You know, there are some recipes you’re almost too embarrassed to tell anyone about because they’re so simple they hardly seem worth the effort. Such is the case with Mustard Chicken. I started making this for Mark when we were newlyweds in Reno, Nevada. How we got to Reno from the South is a long story but the bottom line is, I was shocked to discover that there were no homegrown tomatoes, proper grits, country ham or pulled pork barbecue. In short, all my comfort foods had vanished as I crossed the prairie. Actually, they vanished one night in Lawrence, Kansas, when I asked the waitress for unsweet ice tea and she didn’t even know there was such a thing as sweet tea.
The great thing about Reno, however, was that you could buy liquor in grocery stores.
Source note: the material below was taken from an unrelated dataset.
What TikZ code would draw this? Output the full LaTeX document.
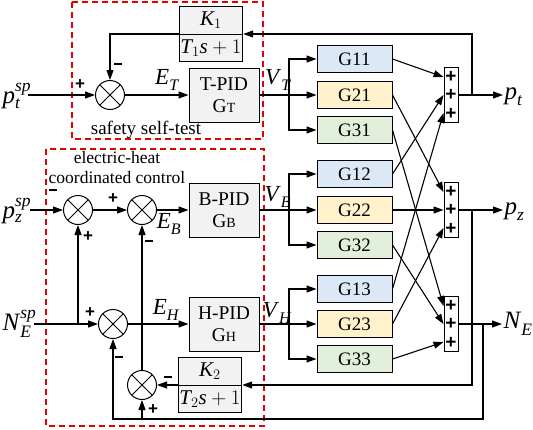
\documentclass[tikz,border=0pt]{standalone}
\usepackage{amsmath}
\usepackage{fontspec}
\setmainfont{Liberation Serif}
\newfontfamily\sgnfont{Liberation Sans}
\usepackage{tikz}
\usetikzlibrary{arrows.meta}

\newcommand\ivar[3]{\textit{#1}$_{\textit{#2}}^{\textit{#3}}$}
\newcommand\gsub[1]{G{\fontsize{14}{14}\selectfont #1}}
\newcommand\mns{\rule{8pt}{1.8pt}}

\tikzset{
  blk/.style={draw,line width=1pt,fill=black!5,minimum width=70pt,minimum height=54pt,inner sep=0pt,align=center,font=\fontsize{19.5}{22}\selectfont},
  kblk/.style={blk,minimum width=58pt,minimum height=55pt,font=\fontsize{21}{22}\selectfont},
  gblk/.style={draw,line width=1pt,minimum width=75pt,minimum height=27pt,inner sep=0pt,font=\fontsize{19}{20}\selectfont},
  sumc/.style={draw,circle,line width=1pt,minimum size=29pt,inner sep=0pt,
    path picture={\draw[line width=1pt] (path picture bounding box.north west) -- (path picture bounding box.south east)
      (path picture bounding box.north east) -- (path picture bounding box.south west);}},
  sumb/.style={draw,line width=1pt,minimum width=14pt,minimum height=55pt,inner sep=0pt,align=center,font=\sgnfont\bfseries\fontsize{19}{18.5}\selectfont},
  sgn/.style={inner sep=0pt,font=\sgnfont\bfseries\fontsize{17}{17}\selectfont},
  lab/.style={inner sep=1pt,font=\fontsize{23}{24}\selectfont},
  iolab/.style={inner sep=0pt,anchor=west,font=\fontsize{25}{28}\selectfont},
  zone/.style={draw=red!90!black,dash pattern=on 6pt off 4pt,line width=1.1pt},
}

\definecolor{gblue}{RGB}{220,232,245}
\definecolor{gyel}{RGB}{255,242,204}
\definecolor{ggrn}{RGB}{226,239,218}

\begin{document}
\begin{tikzpicture}[x=1pt,y=-1pt,line width=1.1pt,>={Triangle[length=10pt,width=7pt]}]
\useasboundingbox (0,0) rectangle (533,429);

% dashed zones
\draw[zone] (72,2) rectangle (263,139);
\draw[zone] (46,149) rectangle (264,426);
\node[font=\fontsize{19}{20}\selectfont] (safe) at (146,130) {safety self-test};
\node[align=center,font=\fontsize{17.5}{20}\selectfont] (ehc) at (117,168) {electric-heat\\coordinated control};

% inputs and summers
\node[iolab] (ptsp) at (2,96) {\ivar{p}{t}{sp}};
\node[iolab] (pzsp) at (2,211) {\ivar{p}{z}{sp}};
\node[iolab] (nesp) at (2,324) {\ivar{N}{E}{sp}};
\coordinate (ptin) at (28,95);
\coordinate (pzin) at (30,210);
\coordinate (nein) at (34,324);

\node[sumc] (sT) at (110,95) {};
\node[sumc] (sZ1) at (78,210) {};
\node[sumc] (sZ2) at (142,210) {};
\node[sumc] (sH) at (113,324) {};
\node[sumc] (sL) at (142,385) {};

% controllers
\node[kblk] (K1) at (211,34) {$\dfrac{\textit{K}_1}{\textit{T}_1\textit{s}+1}$};
\node[kblk] (K2) at (210,385) {$\dfrac{\textit{K}_2}{\textit{T}_2\textit{s}+1}$};
\node[blk] (TPID) at (224,95) {T-PID\\\gsub{T}};
\node[blk] (BPID) at (224,210) {B-PID\\\gsub{B}};
\node[blk] (HPID) at (224,324) {H-PID\\\gsub{H}};

% plant blocks
\node[gblk,fill=gblue] (G11) at (354.5,59) {G11};
\node[gblk,fill=gyel] (G21) at (354.5,95) {G21};
\node[gblk,fill=ggrn] (G31) at (354.5,130) {G31};
\node[gblk,fill=gblue] (G12) at (354.5,174) {G12};
\node[gblk,fill=gyel] (G22) at (354.5,210) {G22};
\node[gblk,fill=ggrn] (G32) at (354.5,245) {G32};
\node[gblk,fill=gblue] (G13) at (354.5,289) {G13};
\node[gblk,fill=gyel] (G23) at (354.5,324) {G23};
\node[gblk,fill=ggrn] (G33) at (354.5,359) {G33};

\node[sumb] (S1) at (451,95) {+\\+\\+};
\node[sumb] (S2) at (451,210) {+\\+\\+};
\node[sumb] (S3) at (451,324) {+\\+\\+};

% outputs
\node[iolab] (pt) at (504,97) {\ivar{p}{t}{}};
\node[iolab] (pz) at (504,212) {\ivar{p}{z}{}};
\node[iolab] (ne) at (503,324) {\ivar{N}{E}{}};
\coordinate (pte) at (503,95);
\coordinate (pze) at (503,210);
\coordinate (nee) at (502,324);

\coordinate (bT) at (289,95);
\coordinate (bB) at (289,210);
\coordinate (bH) at (289,324);
\coordinate (fT) at (472,95);
\coordinate (fZ) at (472,210);
\coordinate (fH) at (483,324);
\coordinate (jH) at (78,324);
\coordinate (bot) at (113,419);
\coordinate (jL) at (142,419);

% signal labels
\node[lab] (ET) at (167,80) {\ivar{E}{T}{}};
\node[lab] (VT) at (278,80) {\ivar{V}{T}{}};
\node[lab] (EB) at (169,224) {\ivar{E}{B}{}};
\node[lab] (VB) at (278,197) {\ivar{V}{B}{}};
\node[lab] (EH) at (166,310) {\ivar{E}{H}{}};
\node[lab] (VH) at (277,313) {\ivar{V}{H}{}};

% signs
\node[sgn] (s1) at (80,85) {+};
\node[sgn] (s2) at (118,64) {\mns};
\node[sgn] (s3) at (53,190) {\mns};
\node[sgn] (s4) at (113,199) {+};
\node[sgn] (s5) at (88,237) {+};
\node[sgn] (s6) at (149,241) {\mns};
\node[sgn] (s7) at (90,313) {+};
\node[sgn] (s8) at (119,357) {\mns};
\node[sgn] (s9) at (168,377) {\mns};
\node[sgn] (s10) at (153,410) {+};

% forward paths
\draw[->] (ptin) -- (sT.west);
\draw[->] (sT.east) -- (TPID.west);
\draw[->] (pzin) -- (sZ1.west);
\draw[->] (sZ1.east) -- (sZ2.west);
\draw[->] (sZ2.east) -- (BPID.west);
\draw[->] (nein) -- (sH.west);
\draw[->] (sH.east) -- (HPID.west);
\draw[->] (jH) -- (sZ1.south);

\foreach \r/\c in {T/1,B/2,H/3}{
  \draw (\r PID.east) -- (b\r);
  \draw[->] (b\r) |- (G1\c.west);
  \draw[->] (b\r) -- (G2\c.west);
  \draw[->] (b\r) |- (G3\c.west);
}

\foreach \i in {1,2,3}{
  \draw[->] (G\i1.east) -- ([yshift=18pt]S\i.west);
  \draw[->] (G\i2.east) -- (S\i.west);
  \draw[->] (G\i3.east) -- ([yshift=-18pt]S\i.west);
}

\draw[->] (S1.east) -- (pte);
\draw[->] (S2.east) -- (pze);
\draw[->] (S3.east) -- (nee);

% feedback paths
\draw[->] (fT) |- (K1.east);
\draw[->] (K1.west) -| (sT.north);
\draw[->] (fZ) |- (K2.east);
\draw[->] (K2.west) -- (sL.east);
\draw[->] (sL.north) -- (sZ2.south);
\draw[->] (fH) |- (bot) -- (sH.south);
\draw[->] (jL) -- (sL.south);

\end{tikzpicture}
\end{document}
There were even little old ladies giving out samples of martinis. I knew I’d found a place I could call home, at least temporarily. And before we moved into our house, we did our laundry at a place called the Duds and Suds, which not only had a bar but also slot machines. Reno has a lot to recommend it.
But I digress. So I was trying to find some kind of food that would at least allude to comfort and I stumbled across a recipe in a bed and breakfast cookbook for Mustard Chicken. I’m sure it was called something else and, quite honestly, I’ve now forgotten where I even got the recipe because I’ve committed it to memory and have made it probably 348 times over the years. Maybe 349.
This is Mark’s favorite thing to eat. It tops steak, even, and that’s almost a miracle. I know it doesn’t look very pretty in the photo and, truth be told, it’s not. I supposed I could sprinkle some parsley over it but that would just be completely unnecessary and a waste of good parsley.
4 skinless, boneless chicken breasts (if you can find the Purdue Perfect Portion chicken breasts, these are ideal)
1 8-ounce container sour cream (don’t ask if you can make it with reduced fat sour cream – no you can’t)
2 tablespoons Dijon mustard
2 tablespoons honey
Salt and pepper the chicken breasts and saute them in a little vegetable oil over medium heat until lightly browned. Remove from the pan. Drain off any excess oil.
Return the skillet to the stove, still over medium heat, and add the sour cream, mustard and honey. Mix them up well and then add the chicken back in. That’s it!
Notes: You might want to have extra sour cream, mustard and honey on hand because if the chicken breasts are large, you’re going to need more sauce! Just mix up the sauce until it tastes the way you want. Sometimes I add more mustard and honey.
Now, here’s the thing. I think you must serve this over buttered egg noodles. Liberally buttered. With real butter, naturally. For some reason, I always serve peas with Mustard Chicken. Doesn’t that make it healthy? Yes, I think it does.